Charts and diagrams as code:
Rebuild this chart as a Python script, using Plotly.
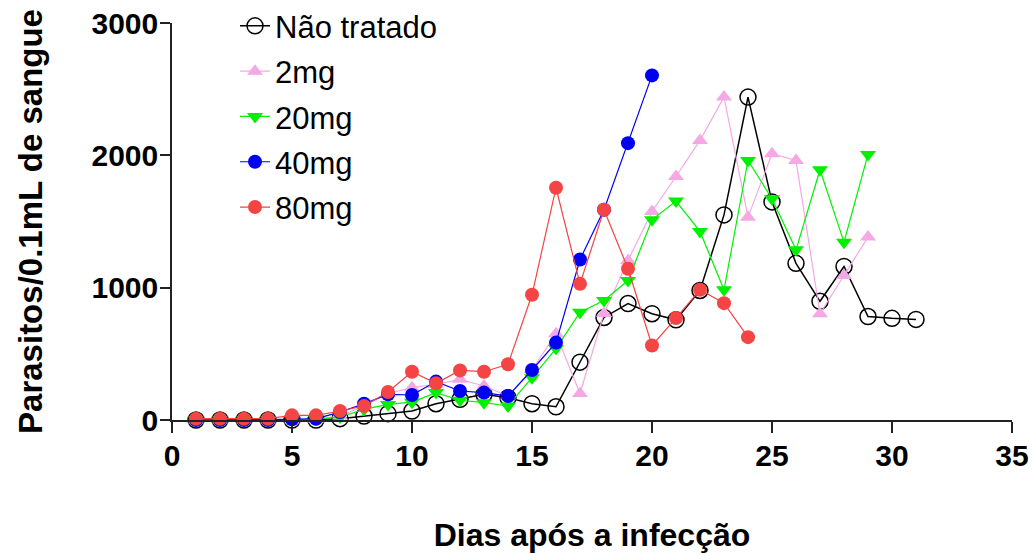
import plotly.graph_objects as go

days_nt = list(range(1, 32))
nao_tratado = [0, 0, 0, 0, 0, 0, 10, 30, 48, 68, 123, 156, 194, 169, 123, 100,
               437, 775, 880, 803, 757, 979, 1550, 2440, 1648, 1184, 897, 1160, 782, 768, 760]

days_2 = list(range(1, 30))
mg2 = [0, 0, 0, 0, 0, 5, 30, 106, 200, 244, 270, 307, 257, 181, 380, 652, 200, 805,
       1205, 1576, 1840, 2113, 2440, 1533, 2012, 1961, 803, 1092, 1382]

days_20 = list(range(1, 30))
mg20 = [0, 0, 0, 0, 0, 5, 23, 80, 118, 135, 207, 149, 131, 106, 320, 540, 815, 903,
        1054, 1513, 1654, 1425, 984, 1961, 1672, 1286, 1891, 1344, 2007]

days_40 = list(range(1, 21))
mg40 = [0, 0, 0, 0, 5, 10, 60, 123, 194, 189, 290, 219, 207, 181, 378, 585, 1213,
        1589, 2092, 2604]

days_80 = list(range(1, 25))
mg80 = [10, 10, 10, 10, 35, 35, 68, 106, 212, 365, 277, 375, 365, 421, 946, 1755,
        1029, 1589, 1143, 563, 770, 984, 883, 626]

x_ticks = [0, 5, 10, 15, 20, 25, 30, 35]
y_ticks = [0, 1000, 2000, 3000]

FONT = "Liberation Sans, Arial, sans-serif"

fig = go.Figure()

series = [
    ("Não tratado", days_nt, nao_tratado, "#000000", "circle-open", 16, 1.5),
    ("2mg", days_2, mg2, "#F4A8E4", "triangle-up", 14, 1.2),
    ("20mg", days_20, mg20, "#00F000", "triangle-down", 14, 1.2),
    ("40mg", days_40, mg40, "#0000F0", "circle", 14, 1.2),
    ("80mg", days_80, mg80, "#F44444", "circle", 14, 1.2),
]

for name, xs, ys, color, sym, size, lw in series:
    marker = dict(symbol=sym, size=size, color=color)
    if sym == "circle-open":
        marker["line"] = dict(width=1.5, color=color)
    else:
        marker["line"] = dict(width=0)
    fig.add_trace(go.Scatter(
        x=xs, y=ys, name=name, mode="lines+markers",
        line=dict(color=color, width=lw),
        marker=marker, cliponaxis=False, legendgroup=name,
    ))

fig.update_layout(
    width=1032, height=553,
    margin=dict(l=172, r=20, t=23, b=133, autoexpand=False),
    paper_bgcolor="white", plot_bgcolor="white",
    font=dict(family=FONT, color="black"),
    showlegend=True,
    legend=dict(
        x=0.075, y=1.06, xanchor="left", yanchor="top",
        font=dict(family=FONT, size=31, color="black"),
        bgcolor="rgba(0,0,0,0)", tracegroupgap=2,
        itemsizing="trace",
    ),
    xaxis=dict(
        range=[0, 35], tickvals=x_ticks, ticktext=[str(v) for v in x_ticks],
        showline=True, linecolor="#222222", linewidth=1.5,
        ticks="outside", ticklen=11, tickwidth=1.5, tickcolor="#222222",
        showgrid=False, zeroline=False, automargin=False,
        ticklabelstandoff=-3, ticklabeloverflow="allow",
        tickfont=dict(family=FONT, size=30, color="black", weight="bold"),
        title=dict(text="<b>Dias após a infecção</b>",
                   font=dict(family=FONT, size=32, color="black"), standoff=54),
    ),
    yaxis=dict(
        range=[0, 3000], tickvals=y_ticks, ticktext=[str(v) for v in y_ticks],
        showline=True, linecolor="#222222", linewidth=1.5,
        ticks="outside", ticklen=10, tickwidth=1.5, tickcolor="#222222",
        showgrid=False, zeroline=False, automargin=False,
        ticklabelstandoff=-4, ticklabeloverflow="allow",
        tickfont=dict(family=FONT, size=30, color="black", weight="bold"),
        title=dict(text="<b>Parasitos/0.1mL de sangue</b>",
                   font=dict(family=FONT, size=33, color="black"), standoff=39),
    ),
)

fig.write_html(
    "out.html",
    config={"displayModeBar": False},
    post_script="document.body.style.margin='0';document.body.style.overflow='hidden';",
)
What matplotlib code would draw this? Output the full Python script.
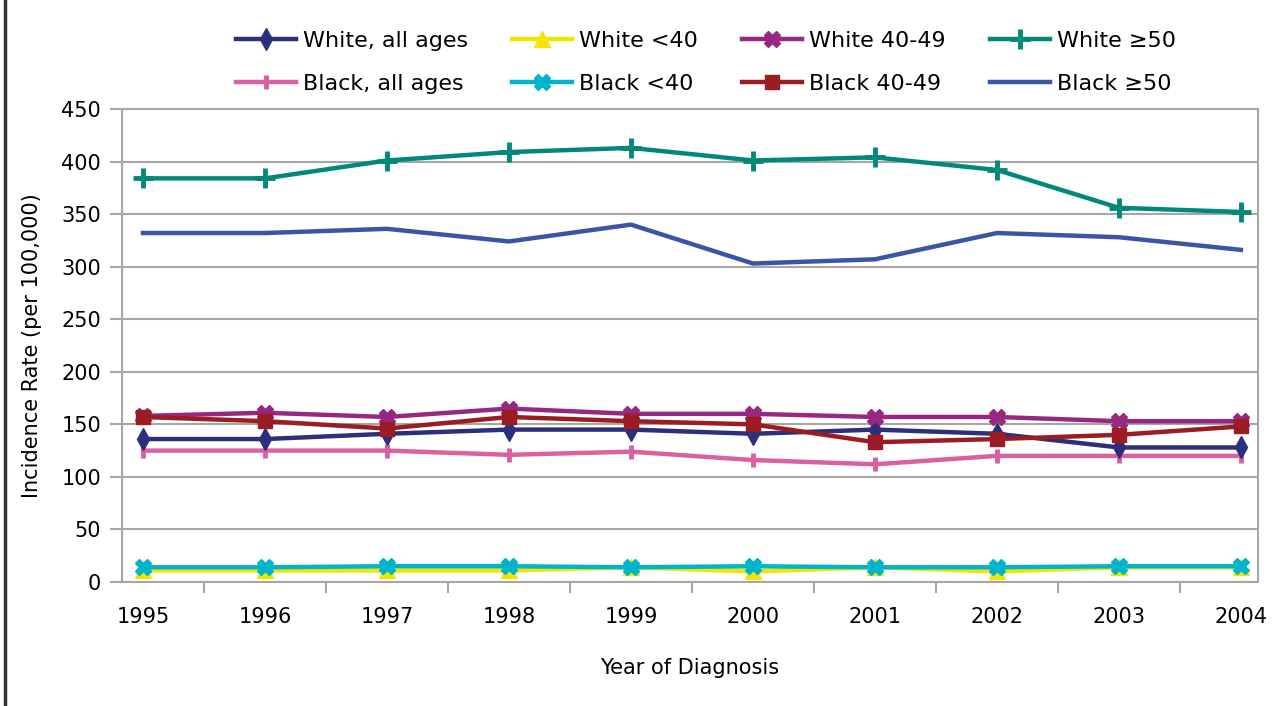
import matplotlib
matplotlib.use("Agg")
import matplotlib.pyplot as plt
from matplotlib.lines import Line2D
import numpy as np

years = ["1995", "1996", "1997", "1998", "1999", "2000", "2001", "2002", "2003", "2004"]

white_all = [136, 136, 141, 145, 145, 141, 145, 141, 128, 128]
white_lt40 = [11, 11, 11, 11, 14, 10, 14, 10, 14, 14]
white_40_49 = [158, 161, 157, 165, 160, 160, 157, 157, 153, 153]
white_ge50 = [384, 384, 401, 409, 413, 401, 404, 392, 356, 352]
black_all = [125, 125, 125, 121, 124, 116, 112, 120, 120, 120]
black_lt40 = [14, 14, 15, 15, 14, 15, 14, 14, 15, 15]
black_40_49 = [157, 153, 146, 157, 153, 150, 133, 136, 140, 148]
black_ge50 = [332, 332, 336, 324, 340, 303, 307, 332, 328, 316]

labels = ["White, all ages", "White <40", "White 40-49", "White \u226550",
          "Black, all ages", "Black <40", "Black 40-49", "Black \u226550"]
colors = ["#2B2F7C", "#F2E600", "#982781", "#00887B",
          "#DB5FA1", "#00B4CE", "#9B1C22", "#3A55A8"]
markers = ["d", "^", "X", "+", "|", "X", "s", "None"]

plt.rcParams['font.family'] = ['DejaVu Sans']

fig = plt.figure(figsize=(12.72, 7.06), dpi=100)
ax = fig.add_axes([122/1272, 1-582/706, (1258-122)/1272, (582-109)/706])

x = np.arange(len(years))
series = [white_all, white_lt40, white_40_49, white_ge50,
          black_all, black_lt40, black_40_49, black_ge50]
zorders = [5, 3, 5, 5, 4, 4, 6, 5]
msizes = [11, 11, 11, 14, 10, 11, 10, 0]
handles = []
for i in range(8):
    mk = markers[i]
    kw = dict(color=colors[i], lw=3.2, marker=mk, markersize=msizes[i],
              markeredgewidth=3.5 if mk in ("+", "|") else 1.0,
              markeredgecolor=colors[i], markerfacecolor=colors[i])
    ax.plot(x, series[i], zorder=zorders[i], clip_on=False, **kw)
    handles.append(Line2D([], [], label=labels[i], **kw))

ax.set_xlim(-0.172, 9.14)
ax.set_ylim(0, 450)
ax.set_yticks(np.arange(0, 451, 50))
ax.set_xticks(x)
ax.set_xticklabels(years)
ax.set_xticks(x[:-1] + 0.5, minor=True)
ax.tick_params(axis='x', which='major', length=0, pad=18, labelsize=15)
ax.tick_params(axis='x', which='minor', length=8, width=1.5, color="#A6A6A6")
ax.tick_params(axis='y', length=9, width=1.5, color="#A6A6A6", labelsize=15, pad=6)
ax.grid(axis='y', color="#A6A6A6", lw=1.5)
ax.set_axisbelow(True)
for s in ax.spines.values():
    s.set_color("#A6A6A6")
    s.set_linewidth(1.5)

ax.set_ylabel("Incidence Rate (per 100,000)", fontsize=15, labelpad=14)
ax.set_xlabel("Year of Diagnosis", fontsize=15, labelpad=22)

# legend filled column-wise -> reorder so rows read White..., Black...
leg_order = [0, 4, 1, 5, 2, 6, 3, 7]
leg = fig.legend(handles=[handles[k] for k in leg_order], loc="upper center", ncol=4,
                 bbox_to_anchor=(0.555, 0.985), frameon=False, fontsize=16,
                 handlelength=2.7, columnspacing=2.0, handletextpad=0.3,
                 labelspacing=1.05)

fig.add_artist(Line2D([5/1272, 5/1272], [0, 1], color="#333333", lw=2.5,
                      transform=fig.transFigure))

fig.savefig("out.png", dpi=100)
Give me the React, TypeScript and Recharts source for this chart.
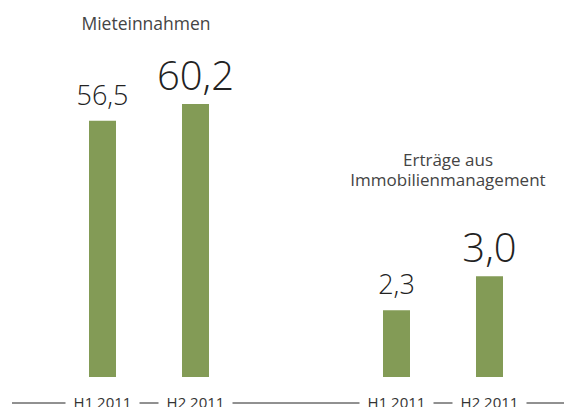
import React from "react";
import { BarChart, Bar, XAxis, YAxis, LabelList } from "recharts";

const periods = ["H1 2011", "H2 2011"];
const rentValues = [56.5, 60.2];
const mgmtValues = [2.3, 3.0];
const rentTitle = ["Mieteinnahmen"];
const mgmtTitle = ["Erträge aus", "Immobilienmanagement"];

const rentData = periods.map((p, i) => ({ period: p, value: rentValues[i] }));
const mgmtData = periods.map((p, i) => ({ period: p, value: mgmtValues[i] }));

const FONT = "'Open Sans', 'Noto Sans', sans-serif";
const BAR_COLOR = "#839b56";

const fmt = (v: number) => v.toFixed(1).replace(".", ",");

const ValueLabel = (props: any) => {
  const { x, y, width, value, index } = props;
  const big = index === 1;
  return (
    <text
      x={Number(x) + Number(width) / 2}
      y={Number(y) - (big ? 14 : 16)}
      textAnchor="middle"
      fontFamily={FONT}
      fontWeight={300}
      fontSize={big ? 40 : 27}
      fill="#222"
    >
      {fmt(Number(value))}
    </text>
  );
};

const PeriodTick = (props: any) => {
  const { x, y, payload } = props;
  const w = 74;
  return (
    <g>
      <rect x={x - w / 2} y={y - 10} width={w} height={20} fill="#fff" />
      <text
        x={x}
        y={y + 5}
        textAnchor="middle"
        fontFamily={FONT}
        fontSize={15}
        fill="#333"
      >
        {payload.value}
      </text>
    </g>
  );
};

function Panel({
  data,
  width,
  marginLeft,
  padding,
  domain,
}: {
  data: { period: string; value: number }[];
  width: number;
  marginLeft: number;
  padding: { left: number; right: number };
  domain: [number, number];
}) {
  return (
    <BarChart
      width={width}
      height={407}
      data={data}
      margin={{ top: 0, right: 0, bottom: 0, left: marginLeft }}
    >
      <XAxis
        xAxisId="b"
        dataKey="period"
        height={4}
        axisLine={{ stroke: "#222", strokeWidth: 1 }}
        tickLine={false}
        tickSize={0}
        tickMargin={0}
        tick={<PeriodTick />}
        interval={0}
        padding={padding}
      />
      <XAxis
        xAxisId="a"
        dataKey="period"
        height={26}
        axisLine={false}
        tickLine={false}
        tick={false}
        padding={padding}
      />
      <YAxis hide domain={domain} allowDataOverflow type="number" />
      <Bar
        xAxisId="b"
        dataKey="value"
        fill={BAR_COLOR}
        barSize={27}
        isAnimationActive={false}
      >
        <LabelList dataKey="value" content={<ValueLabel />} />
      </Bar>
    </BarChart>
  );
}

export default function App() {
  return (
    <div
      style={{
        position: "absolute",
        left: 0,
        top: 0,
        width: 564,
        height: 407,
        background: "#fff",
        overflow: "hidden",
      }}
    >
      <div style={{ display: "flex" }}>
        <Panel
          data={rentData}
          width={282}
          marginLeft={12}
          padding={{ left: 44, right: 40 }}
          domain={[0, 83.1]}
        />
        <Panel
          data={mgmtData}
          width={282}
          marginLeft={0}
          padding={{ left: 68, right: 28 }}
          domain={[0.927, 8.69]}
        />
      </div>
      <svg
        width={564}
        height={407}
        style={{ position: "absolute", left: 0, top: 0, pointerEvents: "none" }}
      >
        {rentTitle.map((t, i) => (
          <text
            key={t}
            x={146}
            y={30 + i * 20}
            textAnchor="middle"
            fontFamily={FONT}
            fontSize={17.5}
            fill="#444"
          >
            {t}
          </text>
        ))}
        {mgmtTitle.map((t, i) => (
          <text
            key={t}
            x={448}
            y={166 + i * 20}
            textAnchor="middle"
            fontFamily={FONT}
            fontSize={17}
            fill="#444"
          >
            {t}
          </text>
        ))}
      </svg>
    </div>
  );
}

**THE EXERCISE**
Everything from the first line to the line with "1205, 1576, 1840, 2113, 2440, 1533, 2012, 1961, 803, 1092, 1382]" must be repeated exactly, and nothing else. Leave the pictures out.

**REPLY**
Rebuild this chart as a Python script, using Plotly.
import plotly.graph_objects as go

days_nt = list(range(1, 32))
nao_tratado = [0, 0, 0, 0, 0, 0, 10, 30, 48, 68, 123, 156, 194, 169, 123, 100,
               437, 775, 880, 803, 757, 979, 1550, 2440, 1648, 1184, 897, 1160, 782, 768, 760]

days_2 = list(range(1, 30))
mg2 = [0, 0, 0, 0, 0, 5, 30, 106, 200, 244, 270, 307, 257, 181, 380, 652, 200, 805,
       1205, 1576, 1840, 2113, 2440, 1533, 2012, 1961, 803, 1092, 1382]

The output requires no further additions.